Privacy and compliance

No data is transmitted or stored server‑side. Clipboard and downloads operate locally for your session.

Step‑by‑Step Guide:

Text analysis measures counts, readability, and frequent terms to guide revision.

  1. Paste text or drop a file into the input area.
  2. Open Advanced to set case, numbers, stop‑words, and accents.
  3. Choose Minimum word length and N‑gram size.
  4. Toggle Across sentences for phrase spans if needed.
  5. Review statistics, then scan frequency, n‑grams, and charts.
  6. Copy or download CSV or JSON for your records.

Example: After removing stop‑words and setting minimum length to 3, frequent terms shift to content words that better represent the topic.

Use the same settings to compare drafts confidently.

FAQ:

Is my data stored?

No.
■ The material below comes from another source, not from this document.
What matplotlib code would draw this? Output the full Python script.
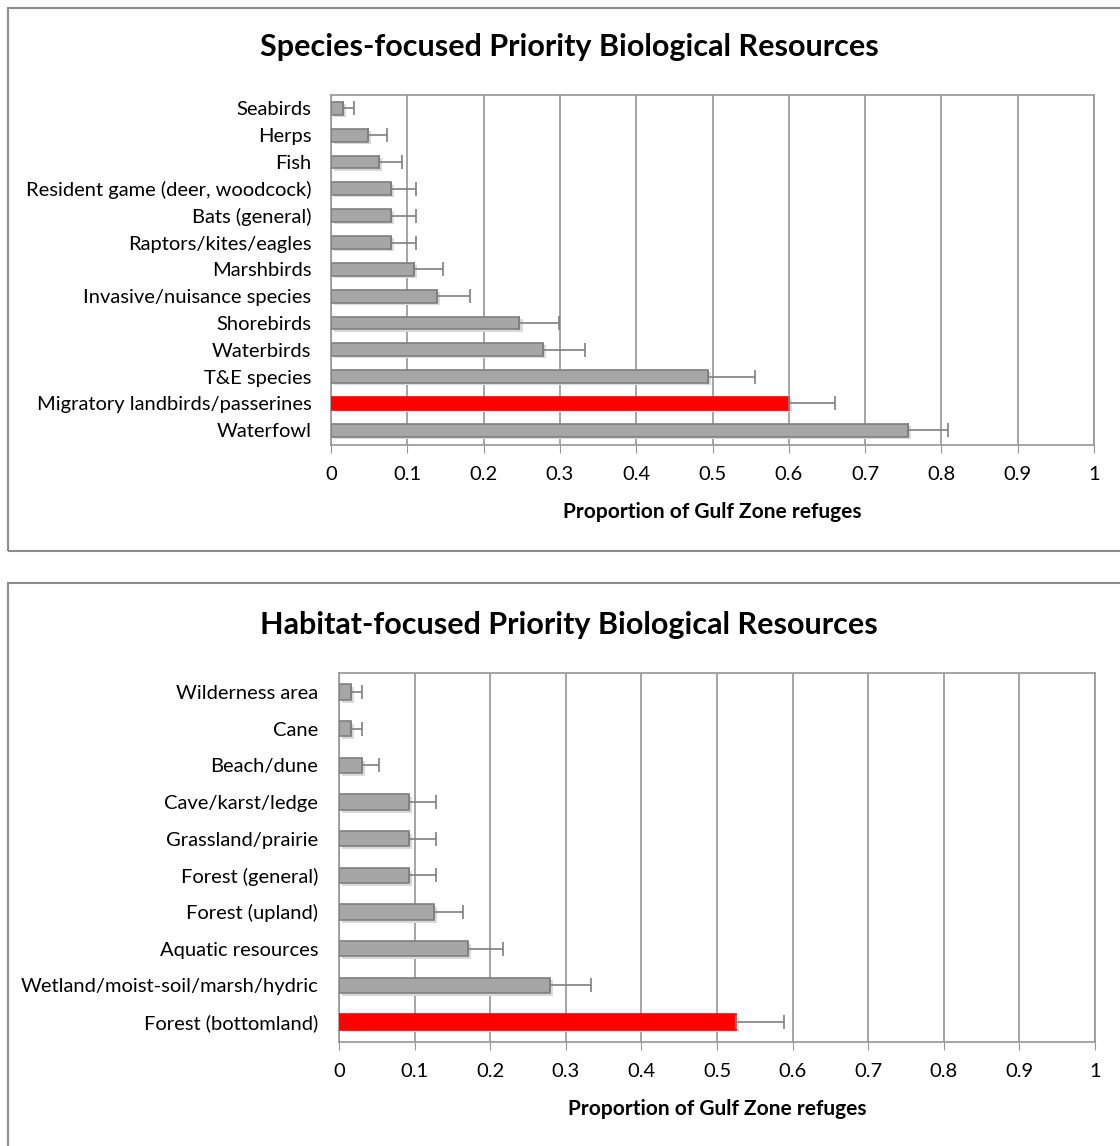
import matplotlib
matplotlib.use("Agg")
import matplotlib.pyplot as plt
from matplotlib.patches import Rectangle
import numpy as np

plt.rcParams["font.family"] = ["Lato", "DejaVu Sans"]

# Species-focused (top to bottom as drawn)
species = ["Seabirds", "Herps", "Fish", "Resident game (deer, woodcock)",
           "Bats (general)", "Raptors/kites/eagles", "Marshbirds",
           "Invasive/nuisance species", "Shorebirds", "Waterbirds",
           "T&E species", "Migratory landbirds/passerines", "Waterfowl"]
species_val = [0.016, 0.048, 0.063, 0.078, 0.078, 0.078, 0.109,
               0.139, 0.247, 0.278, 0.494, 0.600, 0.756]
species_err = [0.014, 0.026, 0.030, 0.033, 0.033, 0.033, 0.038,
               0.043, 0.052, 0.055, 0.062, 0.061, 0.052]

# Habitat-focused (top to bottom as drawn)
habitat = ["Wilderness area", "Cane", "Beach/dune", "Cave/karst/ledge",
           "Grassland/prairie", "Forest (general)", "Forest (upland)",
           "Aquatic resources", "Wetland/moist-soil/marsh/hydric",
           "Forest (bottomland)"]
habitat_val = [0.016, 0.016, 0.031, 0.092, 0.092, 0.092, 0.125,
               0.170, 0.279, 0.525]
habitat_err = [0.015, 0.015, 0.022, 0.036, 0.036, 0.036, 0.039,
               0.047, 0.054, 0.063]

xticks = [0, 0.1, 0.2, 0.3, 0.4, 0.5, 0.6, 0.7, 0.8, 0.9, 1]
xticklabels = ["0", "0.1", "0.2", "0.3", "0.4", "0.5", "0.6", "0.7", "0.8", "0.9", "1"]

GRAY = "#a6a6a6"
EDGE = "#7f7f7f"
RED = "#ff0000"
GRID = "#969696"

W, H = 1120, 1146
fig = plt.figure(figsize=(W / 100, H / 100), dpi=100)

# panel frames
fig.patches.append(Rectangle((8 / W, 1 - 551 / H), 1.2, 543 / H, transform=fig.transFigure,
                             fill=False, edgecolor="#8c8c8c", linewidth=1.5))
fig.patches.append(Rectangle((8 / W, -0.1), 1.2, 0.1 + 1 - 583 / H, transform=fig.transFigure,
                             fill=False, edgecolor="#8c8c8c", linewidth=1.5))


def draw(rect, labels, vals, errs, highlight, title, title_y, ylim, bar_h, lpad):
    ax = fig.add_axes(rect)
    pos = np.arange(len(labels))
    colors = [RED if lab == highlight else GRAY for lab in labels]
    edges = [RED if lab == highlight else EDGE for lab in labels]
    # soft shadow
    ax.barh(pos + 0.08, vals, height=bar_h, left=0.004, color="#d9d9d9",
            edgecolor="none", zorder=2)
    ax.barh(pos, vals, height=bar_h, color=colors, edgecolor=edges,
            linewidth=1.2, zorder=3)
    ax.errorbar(vals, pos, xerr=[np.zeros(len(vals)), errs], fmt="none",
                ecolor="#7f7f7f", elinewidth=1.2, capsize=5, capthick=1.2, zorder=4)
    ax.set_xlim(0, 1)
    ax.set_ylim(ylim)
    ax.set_yticks(pos)
    ax.set_yticklabels(labels, fontsize=14.5)
    ax.set_xticks(xticks)
    ax.set_xticklabels(xticklabels, fontsize=14.5)
    ax.tick_params(axis="y", length=0, pad=lpad)
    ax.tick_params(axis="x", length=6, color=GRID, direction="out", pad=9)
    ax.grid(axis="x", color=GRID, linewidth=1.2, zorder=0)
    ax.set_axisbelow(True)
    for s in ax.spines.values():
        s.set_color(GRID)
        s.set_linewidth(1.2)
    ax.set_xlabel("Proportion of Gulf Zone refuges", fontsize=15,
                  fontweight="bold", labelpad=14)
    fig.text(0.508, title_y, title, ha="center", va="center", fontsize=22,
             fontweight="bold")
    return ax


draw([331 / W, 1 - 445 / H, 763 / W, 350 / H], species, species_val, species_err,
     "Migratory landbirds/passerines", "Species-focused Priority Biological Resources",
     1 - 47 / H, (12.55, -0.5), 0.48, 14)
draw([339 / W, 1 - 1042 / H, 756 / W, 369 / H], habitat, habitat_val, habitat_err,
     "Forest (bottomland)", "Habitat-focused Priority Biological Resources",
     1 - 625 / H, (9.55, -0.52), 0.42, 15)

fig.savefig("out.png", dpi=100)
Text is processed in your browser, and exports are created locally for your session.

No server‑side storage.
How accurate are the syllable counts?

They use a heuristic that is strong for common English words yet may miss rare names or unusual endings.

Treat as estimates.
Which units are used?

Word and sentence counts are integers. Averages and scores use two decimals. Reading and speaking minutes are whole numbers.

Period as decimal separator.
Can I run it without an internet connection?

Yes, once loaded it operates entirely in the page without remote requests for analysis.

Charts render from local data.
Does it cost anything?

There is no charge indicated by the package metadata. If licensing changes, follow the site’s terms.

Check project terms if published.
How do I count unique words only?

Enable case folding, keep numbers off if not needed, set a minimum length, and consult the Unique Words figure or frequency table.

Stop‑words can be removed.
What does a borderline score mean?

Scores near your target suggest minor edits may flip direction. Short sentences or simpler words usually increase ease and lower grade.

Use trends across drafts.

Troubleshooting:

  • Numbers dominate results — turn off Include numbers.
  • Too many tiny words — increase Minimum word length.
  • Phrases look odd — disable Across sentences.
  • Mixed character cases — disable Case sensitive.
  • Charts seem empty — ensure there is enough text and increase Top N.
  • Accents split words — enable Normalize accents.

Glossary:

Token
A unit treated as a word for counting.
Type–token ratio
Unique words divided by total words.
Bigram
Two‑word contiguous sequence.
Trigram
Three‑word contiguous sequence.
Average sentence length
Words per sentence across the text.
Reading ease
Score indicating simplicity of text.
Grade level
Approximate school grade needed to read comfortably.
Stop‑word
Common function word often excluded from analysis.